Watchdog Groups Challenge Illegitimate Attempt by Republican FEC Commissioners to Sabotage Campaign Finance
In a letter sent today to the five FEC Commissioners, Democracy 21, joined by the Campaign Legal Center and Americans for Campaign Reform,strongly objected to changes to the agency’s Enforcement Manual that have been proposed by Republican Commissioners McGahn, Hunter and Petersen.
The proposed changes are to be considered by the FEC at a coming meeting.
According to the letter:
These proposed changes must be rejected by the Commission because they will prevent the free exchange of information between the professional staff of the agency and the Justice Department, United States Attorneys and other agencies, at the expense of enforcing the nation’s campaign finance laws.
These changes will also prevent the Commission’s professional staff from considering information that is already public information without the voting approval of four Commissioners – forcing the professional staff to act as if they are blind to information that is on the public record and that is available to everyone outside the agency.
The proposed changes are nothing less than a gag rule for the professional staff of the agency. They would have the predictable effect of seriously undercutting not just the FEC’s ability to effectively enforce the campaign finance laws, but the ability of the rest of the federal government to do so as well.
The letter stated:
Any Commissioner who votes for these proposed changes is voting to sabotage the enforcement of the nation’s campaign finance laws by the FEC, the Justice Department, and United States Attorneys. Any Commissioner who votes for these changes will be doing a great disservice to the American people.
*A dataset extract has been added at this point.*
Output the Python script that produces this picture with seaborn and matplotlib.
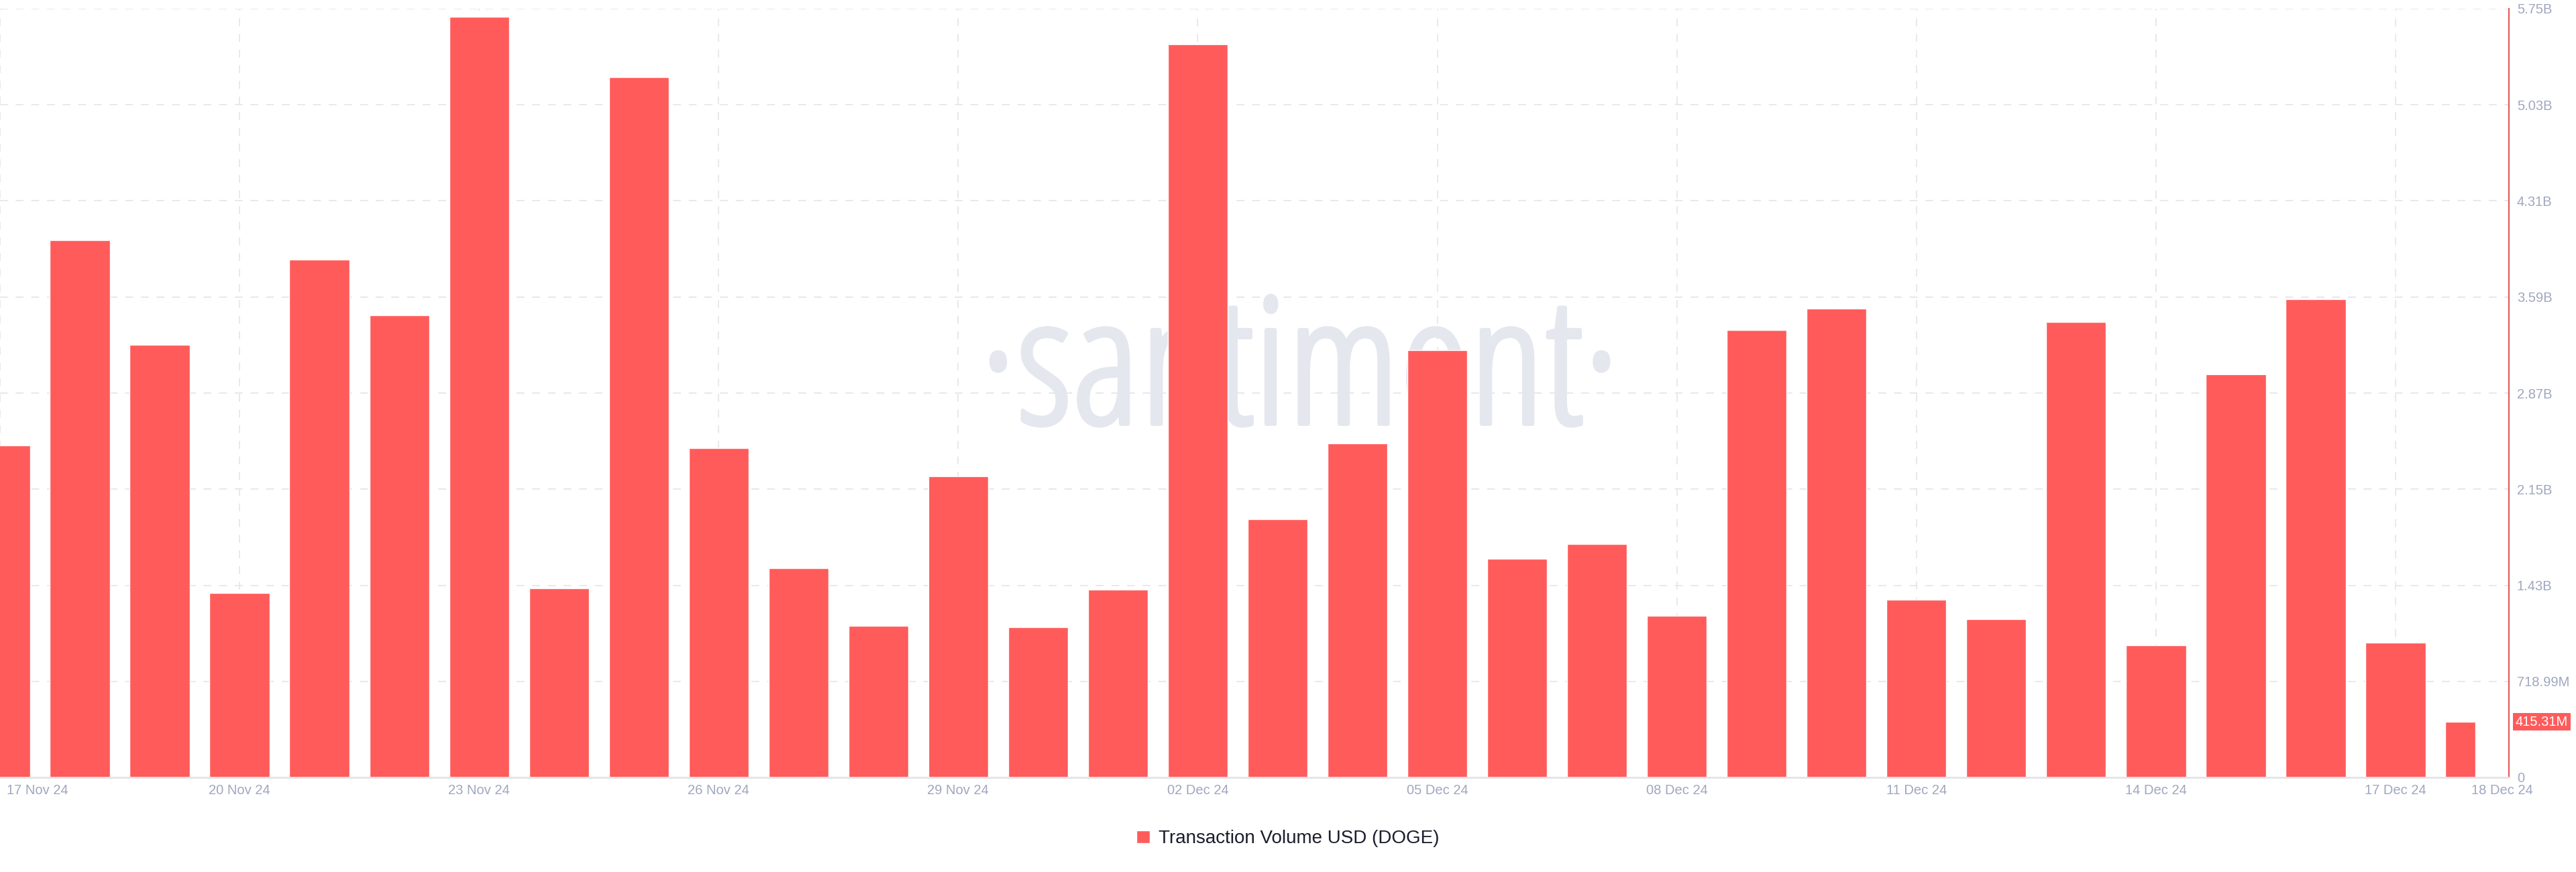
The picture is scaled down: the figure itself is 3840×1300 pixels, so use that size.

According to Democracy 21 President Fred Wertheimer:
The current three Republican FEC Commissioners have consistently blocked the agency from enforcing the nation’s campaign finance laws, which they ideologically oppose. Now in an act of extraordinary hubris, the three Republican Commissioners are attempting to thwart the ability of other enforcement officials to enforce the laws.
The Republican FEC Commissioners have proposed a gag rule unprecedented in the 39 year history of the FEC that would prevent the FEC professional staff from even speaking about enforcement matters with the Justice Department or U.S. Attorneys offices, without prior approval of four Commissioners. This, of course, will require the vote of at least one of the Republican Commissioners.
This latest effort by the three Republican FEC Commissioners would tell the FEC’s professional staff “to hear no evil, see no evil and be silent about evil.”